** WHAT NEEDS TO BE DONE **
The line holding "7.25, 7.41, 7.48]" is the last one to output; start at the first line of the data, keep every line in between exactly, and leave out pictures.

+===+

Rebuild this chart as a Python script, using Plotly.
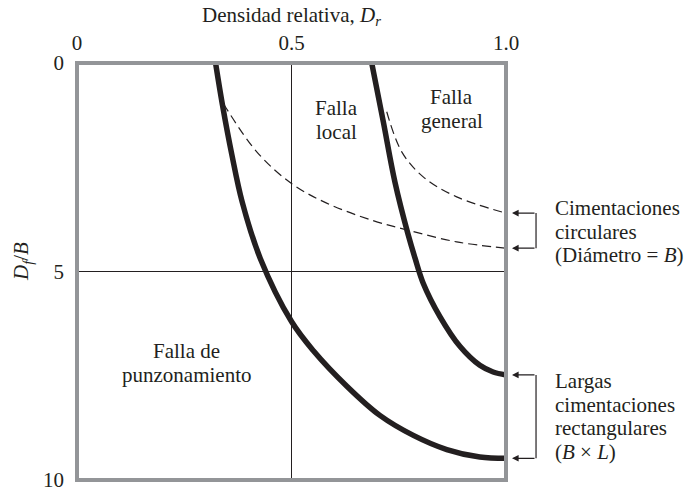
import plotly.graph_objects as go

# ---- data ----
x_ticks = [0, 0.5, 1.0]
x_ticktext = ["0", "0.5", "1.0"]
y_ticks = [0, 5, 10]
y_ticktext = ["0", "5", "10"]

# Long rectangular foundations: punching / local boundary
rect_punz_dr = [0.323, 0.339, 0.361, 0.385, 0.427, 0.50, 0.551, 0.629, 0.706, 0.784, 0.862, 0.939, 1.0]
rect_punz_d = [0.0, 1.0, 2.2, 3.33, 4.68, 6.2, 6.9, 7.75, 8.45, 8.93, 9.27, 9.45, 9.48]

# Long rectangular foundations: local / general boundary
rect_gen_dr = [0.687, 0.714, 0.741, 0.772, 0.788, 0.807, 0.846, 0.893, 0.939, 0.97, 1.0]
rect_gen_d = [0.0, 1.41, 2.85, 4.12, 4.68, 5.28, 6.08, 6.80, 7.25, 7.41, 7.48]

# Circular foundations: punching / local boundary
circ_punz_dr = [0.341, 0.419, 0.50, 0.582, 0.69, 0.768, 0.885, 1.0]
circ_punz_d = [0.97, 2.13, 2.89, 3.36, 3.78, 4.0, 4.29, 4.44]

# Circular foundations: local / general boundary
circ_gen_dr = [0.722, 0.757, 0.807, 0.885, 1.0]
circ_gen_d = [1.17, 2.13, 2.73, 3.21, 3.6]

region_lines = [["Falla", "local"], ["Falla", "general"], ["Falla de", "punzonamiento"]]
region_dr = [0.606, 0.874, 0.256]
region_d = [1.37, 1.1, 7.2]

circ_label = ["Cimentaciones", "circulares", "(Diámetro = <i>B</i>)"]
rect_label = ["Largas", "cimentaciones", "rectangulares", "(<i>B</i> × <i>L</i>)"]

FONT = "Liberation Serif"
INK = "#231f20"
FRAME = "#939598"
FS = 21
LINE_D = 0.565  # line spacing in D/B units (~24 px)

fig = go.Figure()

for xs, ys in [(rect_punz_dr, rect_punz_d), (rect_gen_dr, rect_gen_d)]:
    fig.add_trace(go.Scatter(x=xs, y=ys, mode="lines",
                             line=dict(color=INK, width=5.5, shape="spline", smoothing=1.0),
                             hoverinfo="skip", showlegend=False))
for xs, ys in [(circ_punz_dr, circ_punz_d), (circ_gen_dr, circ_gen_d)]:
    fig.add_trace(go.Scatter(x=xs, y=ys, mode="lines",
                             line=dict(color=INK, width=1.2, dash="9px,5px", shape="spline", smoothing=1.0),
                             hoverinfo="skip", showlegend=False))


def add_lines(lines, x, yc, xref, xanchor, align):
    n = len(lines)
    for i, t in enumerate(lines):
        fig.add_annotation(x=x, y=yc + (i - (n - 1) / 2) * LINE_D, xref=xref, yref="y",
                           text=t, showarrow=False, xanchor=xanchor, yanchor="middle",
                           align=align, font=dict(family=FONT, size=FS, color=INK))


for lines, xv, yv in zip(region_lines, region_dr, region_d):
    add_lines(lines, xv, yv, "x", "center", "center")

# frame
fig.add_shape(type="rect", xref="paper", yref="paper", x0=0, x1=1, y0=0, y1=1,
              line=dict(color=FRAME, width=4), layer="above")

# brackets with arrows on the right
tip_x = 1.014
bracket_x = 1.07
for y0, y1 in [(circ_gen_d[-1], circ_punz_d[-1]), (rect_gen_d[-1], rect_punz_d[-1])]:
    fig.add_shape(type="line", xref="paper", yref="y", x0=bracket_x, x1=bracket_x, y0=y0, y1=y1,
                  line=dict(color=INK, width=1.2))
    for yy in (y0, y1):
        fig.add_annotation(x=tip_x, y=yy, xref="paper", yref="y", text="", showarrow=True,
                           ax=24, ay=0, arrowhead=2, arrowsize=1.1, arrowwidth=1.2,
                           arrowcolor=INK)

add_lines(circ_label, 1.1096, (circ_gen_d[-1] + circ_punz_d[-1]) / 2 + 0.03, "paper", "left", "left")
add_lines(rect_label, 1.1096, (rect_gen_d[-1] + rect_punz_d[-1]) / 2, "paper", "left", "left")

# axis titles
fig.add_annotation(x=0.5, y=1.1127, xref="paper", yref="paper", xanchor="center", yanchor="middle",
                   text="Densidad relativa, <i>D</i><sub><i>r</i></sub>", showarrow=False,
                   font=dict(family=FONT, size=FS, color=INK))
fig.add_annotation(x=-0.128, y=0.523, xref="paper", yref="paper", xanchor="center", yanchor="middle",
                   text="<i>D</i><sub><i>f</i></sub>/<i>B</i>", showarrow=False, textangle=-90,
                   font=dict(family=FONT, size=FS, color=INK))

fig.update_layout(
    width=688, height=495,
    margin=dict(l=77, r=182, t=63, b=15, autoexpand=False),
    paper_bgcolor="white", plot_bgcolor="white",
    showlegend=False,
    font=dict(family=FONT, size=FS, color=INK),
)
fig.update_xaxes(range=[0, 1], side="top", tickvals=x_ticks, ticktext=x_ticktext, automargin=False,
                 showgrid=True, gridcolor=INK, gridwidth=1.2, zeroline=False, showline=False,
                 ticks="", ticklabelstandoff=8, tickfont=dict(family=FONT, size=FS, color=INK))
fig.update_yaxes(range=[10, 0], tickvals=y_ticks, ticktext=y_ticktext, automargin=False,
                 showgrid=True, gridcolor=INK, gridwidth=1.2, zeroline=False, showline=False,
                 ticks="", ticklabelstandoff=12, tickfont=dict(family=FONT, size=FS, color=INK))

fig.write_html("out.html", config={"displayModeBar": False},
               post_script="document.body.style.margin='0';document.body.style.overflow='hidden';")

+===+

** EXERCISE OUTPUT **
Rebuild this chart as a Python script, using Plotly.
import plotly.graph_objects as go

# ---- data ----
x_ticks = [0, 0.5, 1.0]
x_ticktext = ["0", "0.5", "1.0"]
y_ticks = [0, 5, 10]
y_ticktext = ["0", "5", "10"]

# Long rectangular foundations: punching / local boundary
rect_punz_dr = [0.323, 0.339, 0.361, 0.385, 0.427, 0.50, 0.551, 0.629, 0.706, 0.784, 0.862, 0.939, 1.0]
rect_punz_d = [0.0, 1.0, 2.2, 3.33, 4.68, 6.2, 6.9, 7.75, 8.45, 8.93, 9.27, 9.45, 9.48]

# Long rectangular foundations: local / general boundary
rect_gen_dr = [0.687, 0.714, 0.741, 0.772, 0.788, 0.807, 0.846, 0.893, 0.939, 0.97, 1.0]
rect_gen_d = [0.0, 1.41, 2.85, 4.12, 4.68, 5.28, 6.08, 6.80, 7.25, 7.41, 7.48]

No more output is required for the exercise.